§ What you need to do
Repeat all the material exactly; pictures stay out of your copy.

§ Data provided
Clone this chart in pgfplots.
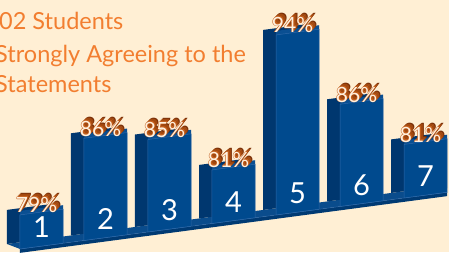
\documentclass[border=0pt]{standalone}
\usepackage{pgfplots}
\pgfplotsset{compat=1.18}
\usepackage{pgfplotstable}
\usepackage{fontspec}
\setmainfont{Lato}
\definecolor{bg}{HTML}{FFEFD4}
\definecolor{titleor}{HTML}{F27E30}
\definecolor{front}{HTML}{004A8E}
\definecolor{side}{HTML}{00376F}
\definecolor{topf}{HTML}{0A4F92}
\definecolor{edge}{HTML}{2E68A8}
\definecolor{floortop}{HTML}{0A4C8C}
\definecolor{floorfront}{HTML}{003A73}
\definecolor{brA}{HTML}{7A3008}
\definecolor{brB}{HTML}{A2480F}
\definecolor{brC}{HTML}{C45F1C}
\definecolor{pctface}{HTML}{FFF1E0}

\pgfplotstableread{
x v n
1 79 1
2 86 2
3 85 3
4 81 4
5 94 5
6 86 6
7 81 7
}\data

\newcommand{\pct}[1]{%
\makebox[0pt]{\hspace*{8pt}\raisebox{4pt}{\textcolor{brA}{\bfseries#1}}}%
\makebox[0pt]{\hspace*{6pt}\raisebox{3pt}{\textcolor{brB}{\bfseries#1}}}%
\makebox[0pt]{\hspace*{4pt}\raisebox{2pt}{\textcolor{brB}{\bfseries#1}}}%
\makebox[0pt]{\hspace*{2pt}\raisebox{1pt}{\textcolor{brC}{\bfseries#1}}}%
\makebox[0pt]{\textcolor{brC}{\bfseries#1}}%
\makebox[0pt]{\textcolor{pctface}{#1}}}

\pgfplotsset{
  skew/.style={x=64pt, y=9.73pt, xmin=0, xmax=8, ymin=0, ymax=20,
    hide axis, clip=false, anchor=south west},
}

\begin{document}
\begin{tikzpicture}
\useasboundingbox (0,0) rectangle (449pt,252pt);
\fill[bg] (0,0) rectangle (449pt,252pt);
\clip (0,0) rectangle (449pt,252pt);
\begin{scope}[every node/.style={anchor=base west, text=titleor, inner sep=0pt, font=\fontsize{23.5}{23.5}\selectfont}]
\node at (-1pt,222pt) {02 Students};
\node at (-5pt,189pt) {Strongly Agreeing to the};
\node at (-5pt,159pt) {Statements};
\end{scope}
\begin{scope}[transform canvas={cm={1,0.1328,0,1,(0,0)}}]
% floor
\begin{axis}[skew, at={(-22.5pt,0.39pt)}]
\addplot[fill=floortop, draw=none] coordinates {(0.664,0) (7.336,0) (7.133,0.69) (0.461,0.69)} -- cycle;
\addplot[fill=floorfront, draw=none] coordinates {(0.664,-0.4) (7.336,-0.4) (7.336,0) (0.664,0)} -- cycle;
\addplot[draw=edge, line width=0.5pt] coordinates {(0.664,0) (7.336,0)};
\end{axis}
% side faces
\begin{axis}[skew, at={(-35.5pt,7.12pt)}]
\addplot[ybar, bar width=0.672, bar shift=0, fill=side, draw=none] table[x=x, y expr=\thisrow{v}-75.5] {\data};
\end{axis}
% top faces
\begin{axis}[skew, at={(-22.5pt,4.39pt)}]
\addplot[ybar, bar width=0.672, bar shift=0, fill=topf, draw=none] table[x=x, y expr=\thisrow{v}-75.5] {\data};
\end{axis}
% front faces
\begin{axis}[skew, at={(-22.5pt,0.39pt)}]
\addplot[ybar, bar width=0.672, bar shift=0, fill=front, draw=edge, line width=0.5pt]
  table[x=x, y expr=\thisrow{v}-75.5] {\data};
\end{axis}
\end{scope}
% labels (unskewed axis, skew added to positions)
\begin{axis}[skew, at={(-22.5pt,-2.6pt)}]
\addplot[draw=none, mark=none, nodes near coords={\pct{\pgfplotspointmeta\%}}, point meta=explicit symbolic,
  every node near coord/.style={anchor=south, xshift=-5pt, yshift=-1pt, inner sep=0pt,
    font=\fontsize{21}{21}\selectfont}]
  table[x=x, y expr=\thisrow{v}-75.5+0.8735*\thisrow{x}, meta=v] {\data};
\addplot[draw=none, mark=none, nodes near coords, point meta=explicit symbolic,
  every node near coord/.style={anchor=base, inner sep=0pt, text=white,
    font=\fontsize{29}{29}\selectfont}]
  table[x=x, y expr=0.85+0.8735*\thisrow{x}, meta=n] {\data};
\end{axis}
\end{tikzpicture}
\end{document}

§ Worked solution
Clone this chart in pgfplots.
\documentclass[border=0pt]{standalone}
\usepackage{pgfplots}
\pgfplotsset{compat=1.18}
\usepackage{pgfplotstable}
\usepackage{fontspec}
\setmainfont{Lato}
\definecolor{bg}{HTML}{FFEFD4}
\definecolor{titleor}{HTML}{F27E30}
\definecolor{front}{HTML}{004A8E}
\definecolor{side}{HTML}{00376F}
\definecolor{topf}{HTML}{0A4F92}
\definecolor{edge}{HTML}{2E68A8}
\definecolor{floortop}{HTML}{0A4C8C}
\definecolor{floorfront}{HTML}{003A73}
\definecolor{brA}{HTML}{7A3008}
\definecolor{brB}{HTML}{A2480F}
\definecolor{brC}{HTML}{C45F1C}
\definecolor{pctface}{HTML}{FFF1E0}

\pgfplotstableread{
x v n
1 79 1
2 86 2
3 85 3
4 81 4
5 94 5
6 86 6
7 81 7
}\data

\newcommand{\pct}[1]{%
\makebox[0pt]{\hspace*{8pt}\raisebox{4pt}{\textcolor{brA}{\bfseries#1}}}%
\makebox[0pt]{\hspace*{6pt}\raisebox{3pt}{\textcolor{brB}{\bfseries#1}}}%
\makebox[0pt]{\hspace*{4pt}\raisebox{2pt}{\textcolor{brB}{\bfseries#1}}}%
\makebox[0pt]{\hspace*{2pt}\raisebox{1pt}{\textcolor{brC}{\bfseries#1}}}%
\makebox[0pt]{\textcolor{brC}{\bfseries#1}}%
\makebox[0pt]{\textcolor{pctface}{#1}}}

\pgfplotsset{
  skew/.style={x=64pt, y=9.73pt, xmin=0, xmax=8, ymin=0, ymax=20,
    hide axis, clip=false, anchor=south west},
}

\begin{document}
\begin{tikzpicture}
\useasboundingbox (0,0) rectangle (449pt,252pt);
\fill[bg] (0,0) rectangle (449pt,252pt);
\clip (0,0) rectangle (449pt,252pt);
\begin{scope}[every node/.style={anchor=base west, text=titleor, inner sep=0pt, font=\fontsize{23.5}{23.5}\selectfont}]
\node at (-1pt,222pt) {02 Students};
\node at (-5pt,189pt) {Strongly Agreeing to the};
\node at (-5pt,159pt) {Statements};
\end{scope}
\begin{scope}[transform canvas={cm={1,0.1328,0,1,(0,0)}}]
% floor
\begin{axis}[skew, at={(-22.5pt,0.39pt)}]
\addplot[fill=floortop, draw=none] coordinates {(0.664,0) (7.336,0) (7.133,0.69) (0.461,0.69)} -- cycle;
\addplot[fill=floorfront, draw=none] coordinates {(0.664,-0.4) (7.336,-0.4) (7.336,0) (0.664,0)} -- cycle;
\addplot[draw=edge, line width=0.5pt] coordinates {(0.664,0) (7.336,0)};
\end{axis}
% side faces
\begin{axis}[skew, at={(-35.5pt,7.12pt)}]
\addplot[ybar, bar width=0.672, bar shift=0, fill=side, draw=none] table[x=x, y expr=\thisrow{v}-75.5] {\data};
\end{axis}
% top faces
\begin{axis}[skew, at={(-22.5pt,4.39pt)}]
\addplot[ybar, bar width=0.672, bar shift=0, fill=topf, draw=none] table[x=x, y expr=\thisrow{v}-75.5] {\data};
\end{axis}
% front faces
\begin{axis}[skew, at={(-22.5pt,0.39pt)}]
\addplot[ybar, bar width=0.672, bar shift=0, fill=front, draw=edge, line width=0.5pt]
  table[x=x, y expr=\thisrow{v}-75.5] {\data};
\end{axis}
\end{scope}
% labels (unskewed axis, skew added to positions)
\begin{axis}[skew, at={(-22.5pt,-2.6pt)}]
\addplot[draw=none, mark=none, nodes near coords={\pct{\pgfplotspointmeta\%}}, point meta=explicit symbolic,
  every node near coord/.style={anchor=south, xshift=-5pt, yshift=-1pt, inner sep=0pt,
    font=\fontsize{21}{21}\selectfont}]
  table[x=x, y expr=\thisrow{v}-75.5+0.8735*\thisrow{x}, meta=v] {\data};
\addplot[draw=none, mark=none, nodes near coords, point meta=explicit symbolic,
  every node near coord/.style={anchor=base, inner sep=0pt, text=white,
    font=\fontsize{29}{29}\selectfont}]
  table[x=x, y expr=0.85+0.8735*\thisrow{x}, meta=n] {\data};
\end{axis}
\end{tikzpicture}
\end{document}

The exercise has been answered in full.